Another task that is often used to measure symbolic numerical magnitude understanding is number line estimation. Participants are shown a horizontal line with a number at each end and are asked to estimate other numbers' positions on the line. For example, if the line had 0 and 1000 at the two ends, 500 would go at the midpoint. As children gain experience with increasing ranges of numbers, their number line estimates become more accurate and more closely approximate a linear function (Siegler & Opfer, 2003). As with magnitude comparison, number line estimation accuracy for symbolically expressed whole numbers and fractions is closely related to both arithmetic proficiency and mathematics achievement (Ashcraft & Moore, 2012; Geary, 2011; Siegler & Booth, 2004; Siegler & Pyke, 2013; Siegler et al., 2011).

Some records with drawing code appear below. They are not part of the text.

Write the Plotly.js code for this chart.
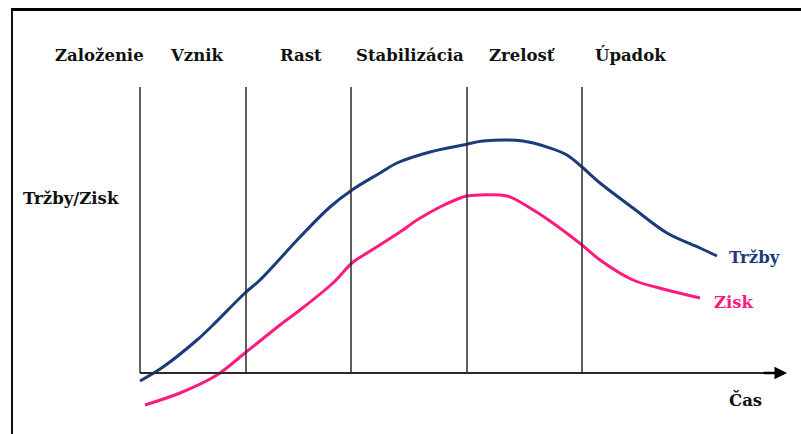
<!DOCTYPE html>
<html><head><meta charset="utf-8">
<script src="https://cdn.plot.ly/plotly-3.0.1.min.js"></script>
<style>
html,body{margin:0;padding:0;background:#fff;overflow:hidden}
#wrap{position:relative;width:801px;height:434px}
#chart{width:801px;height:434px}
#frame{position:absolute;left:11px;top:8px;width:800px;height:440px;border-top:3px solid #000;border-left:2px solid #111;pointer-events:none;box-sizing:border-box}
</style>
</head><body><div id="wrap"><div id="chart"></div><div id="frame"></div></div>
<script>
// Time axis (0 = origin), value axis (0 = baseline)
const trzbyX = [0, 2.3, 5.7, 7.3, 10.5, 12, 16, 19, 21.2, 24, 25.7, 29, 32.3, 34.3, 38.3, 41, 42.7, 44.2, 46, 49.3, 52.7, 56, 57.7];
const trzbyY = [-0.8, 0.6, 3.3, 4.8, 8.0, 9.3, 13.6, 16.6, 18.3, 20.0, 21.0, 22.1, 22.8, 23.2, 23.2, 22.5, 21.8, 20.6, 19.0, 16.5, 14.0, 12.5, 11.7];
const ziskX = [0.5, 4, 7.7, 10.5, 14, 16, 19.3, 21.2, 22.7, 26, 27.7, 30, 32.3, 32.7, 36.7, 39, 41, 44.2, 46, 49.3, 52.7, 56];
const ziskY = [-3.2, -2.0, -0.2, 2.0, 4.8, 6.3, 9.0, 11.0, 12.0, 14.1, 15.3, 16.6, 17.6, 17.7, 17.7, 16.5, 15.2, 12.8, 11.3, 9.3, 8.3, 7.5];
const phaseBounds = [10.6, 21.1, 32.7, 44.2];
const phaseLabels = ["Založenie", "Vznik", "Rast", "Stabilizácia", "Zrelosť", "Úpadok"];
const phaseLabelX = [-4.1, 5.6, 16.1, 27.0, 38.2, 49.0];
const axisTop = 28.6;
const axisEnd = 64.7;

const blue = "#1b3b7b", pink = "#ff1a80", ink = "#2a2a2a";
const fontFam = "DejaVu Serif, Liberation Serif, serif";

const traces = [
  {x: trzbyX, y: trzbyY, mode: "lines", line: {color: blue, width: 3, shape: "spline", smoothing: 1}, hoverinfo: "skip"},
  {x: ziskX, y: ziskY, mode: "lines", line: {color: pink, width: 3, shape: "spline", smoothing: 0.9}, hoverinfo: "skip"}
];

const shapes = [
  {type: "line", x0: 0, x1: 0, y0: 0, y1: axisTop, line: {color: ink, width: 1.5}},
  {type: "line", x0: 0, x1: axisEnd - 1.2, y0: 0, y1: 0, line: {color: ink, width: 2}}
];
phaseBounds.forEach(b => shapes.push({type: "line", x0: b, x1: b, y0: 0, y1: axisTop, line: {color: ink, width: 1.5}}));

const lblFont = {family: fontFam, size: 16.5, color: "#111", weight: "bold"};
const annotations = phaseLabels.map((t, i) => ({x: phaseLabelX[i], y: 31.8, text: t, showarrow: false, font: lblFont, xanchor: "center", yanchor: "middle"}));
annotations.push({x: -6.9, y: 17.5, text: "Tržby/Zisk", showarrow: false, font: lblFont, xanchor: "center", yanchor: "middle"});
annotations.push({x: 61.4, y: 11.6, text: "Tržby", showarrow: false, font: Object.assign({}, lblFont, {color: blue}), xanchor: "center", yanchor: "middle"});
annotations.push({x: 59.4, y: 7.1, text: "Zisk", showarrow: false, font: Object.assign({}, lblFont, {color: pink}), xanchor: "center", yanchor: "middle"});
annotations.push({x: 60.5, y: -2.7, text: "Čas", showarrow: false, font: lblFont, xanchor: "center", yanchor: "middle"});
annotations.push({x: axisEnd, y: 0, ax: axisEnd - 2.5, ay: 0, axref: "x", ayref: "y", showarrow: true, arrowhead: 2, arrowsize: 1, arrowwidth: 2.5, arrowcolor: "#000", text: ""});

const layout = {
  width: 801, height: 434, margin: {l: 0, r: 0, t: 0, b: 0},
  paper_bgcolor: "#fff", plot_bgcolor: "#fff", showlegend: false,
  xaxis: {range: [-14, 66.1], visible: false, fixedrange: true},
  yaxis: {range: [-6.1, 37.3], visible: false, fixedrange: true},
  shapes: shapes, annotations: annotations
};
Plotly.newPlot("chart", traces, layout, {staticPlot: true});
</script></body></html>
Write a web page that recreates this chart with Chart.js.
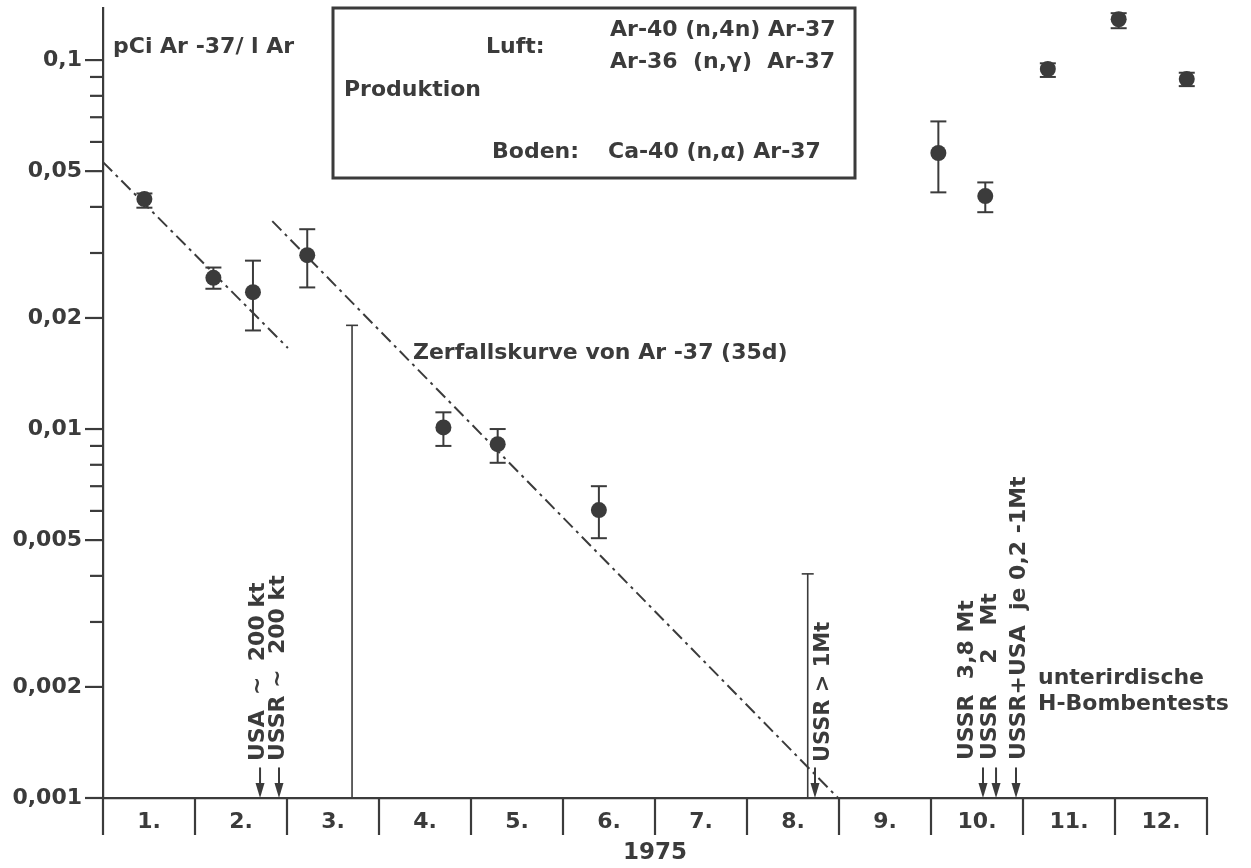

These two tasks, though superficially different, both tap children's understanding of numerical magnitudes. In both participants are asked to compare magnitudes: comparing the two presented numbers for magnitude comparison or comparing the to--be--estimated number to the two endpoints in number line estimation. Supporting the hypothesis that the two tasks tap the same underlying construct, performance on the two types of tasks is highly correlated among preschoolers (Ramani & Siegler, 2008), elementary school students (Laski & Siegler, 2007), and middle school students (Siegler et al., 2011).